In mehreren spektakulären Entscheidungen hat das Bundesverfassungsgericht die steuerliche Berücksichtigung von Kindern durch Kindergeld bzw. Kinderfreibetrag, Kinderbetreuungskosten und Haushaltsfreibetrag für verfassungswidrig erklärt.
Auf dem Prüfstand des höchsten deutschen Gerichts gescheitert sind nicht nur die derzeit geltenden Regelungen, sondern auch längst überholte steuerliche Entlastungsbeträge aus den 80er Jahren. Doch der Reihe nach.
Der für die Jahre 1985, 1987 und 1988 gewährte Kinderfreibetrag unterschritt den damals existenznotwendigen Mindestbedarf von Kindern deutlich. Dieser Mindestbedarf eines Kindes orientiert sich am im Sozialhilferecht definierten Existenzminimum; er ist bei den Eltern von der Besteuerung freizustellen, was der damalige Kinderfreibetrag nur in Ansätzen leistete. Bares Geld ist diese Entscheidung in einem ersten Schritt allerdings nur für die wenigen Eltern wert, deren Steuerbescheide aus zurückliegenden Jahren noch nicht bestandskräftig sind. Diese Eltern sollten – unter Berufung auf das Bundesverfassungsgericht – sofort Einspruch beim Finanzamt einlegen. In einem zweiten Schritt könnte es allerdings für alle Eltern lohnend sein, gegen Steuerbescheide für 1998, mit deren Versand die Finanzämter in den nächsten Wochen beginnen werden, – ebenfalls mit einem Hinweis auf die aktuellen Entscheidungen – Einspruch einzulegen.

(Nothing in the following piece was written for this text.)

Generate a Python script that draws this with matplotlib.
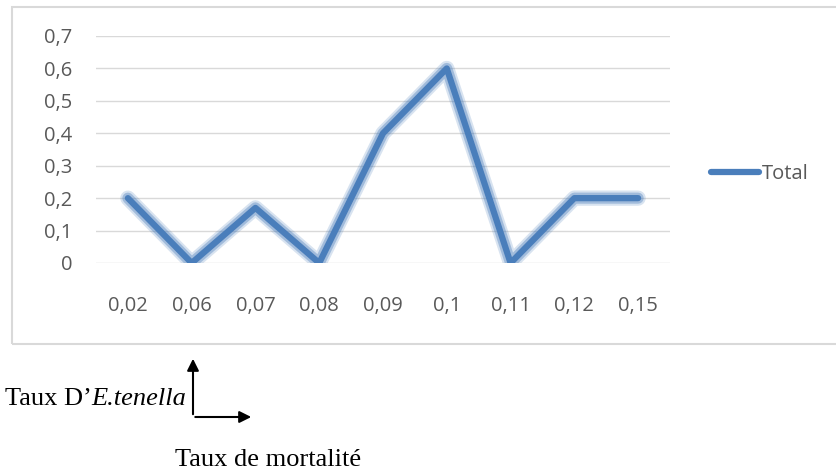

Für Kinderbetreuungskosten dürfen derzeit nur alleinerziehende und unverheiratete Eltern 4.000 DM für das erste und 2.000 DM für jedes weitere Kind bei ihrer Einkommensteuererklärung geltend machen. Das Bundesverfassungsgericht hat dem Ausschluß verheirateter Eltern von dieser Steuervergünstigung jetzt ein Verfallsdatum aufgedrückt: Spätestens bis 1.1.2000 muß die Politik diese Benachteiligung verheirateter Eltern beseitigen – sonst wird die bisher für alleinerziehende und unverheiratete Eltern reservierte Vergünstigung ab diesem Termin in gleichem Umfang für verheiratete Eltern gelten. Handlungsmöglichkeiten und Handlungsbedarf bestehen für verheiratete Steuerzahler mit Kindern in diesem Punkt derzeit also nicht.
Der Haushaltsfreibetrag als steuerlicher Entlastungsposten ist bisher ebenfalls ausschließlich alleinerziehenden und nichtehelichen Eltern vorbehalten. Bis zu 5.616 DM pro Jahr sind dem Finanzamt derzeit die zusätzlichen Ausgaben dieser Elterngruppen für eine aufwendigere Haushaltsführung mit einem oder mehreren Kindern wert. Auch dieser Regelung, die verheiratete Eltern steuerlich schlechter stellt, will das Bundesverfassungsgericht nicht mehr allzu lange tatenlos zusehen. Wenn die Politik vor dem 1.1.2002 keine gesetzliche Ausdehnung dieser Vergünstigung auch auf Eltern mit Trauschein im Einkommensteuergesetz schafft, müssen die Finanzämter ab diesem Zeitpunkt auch bei verheirateten Vätern und Müttern einen Haushaltsfreibetrag bis zu maximal 5.616 DM jährlich in den Steuerbescheiden berücksichtigen. Ehepaare mit Kindern können vor dem 1.1.2002 nicht mit Aussicht auf Erfolg gegen diese Benachteiligung vorgehen.
Das Bundesverfassungsgericht fordert im Ergebnis eine – von den familiären Strukturen der Eltern unabhängige – steuerliche Kinderförderung, die das Existenzminimum jedes Kindes vollständig von der Besteuerung ausnimmt. Daß eine Entlastung für Familien mit Kindern kommen wird, steht jetzt fest: Die Politik muß reagieren. Über die genaue Höhe dieser Entlastung läßt sich angesichts des Spielraums für die politische Umsetzung derzeit allerdings nur spekulieren.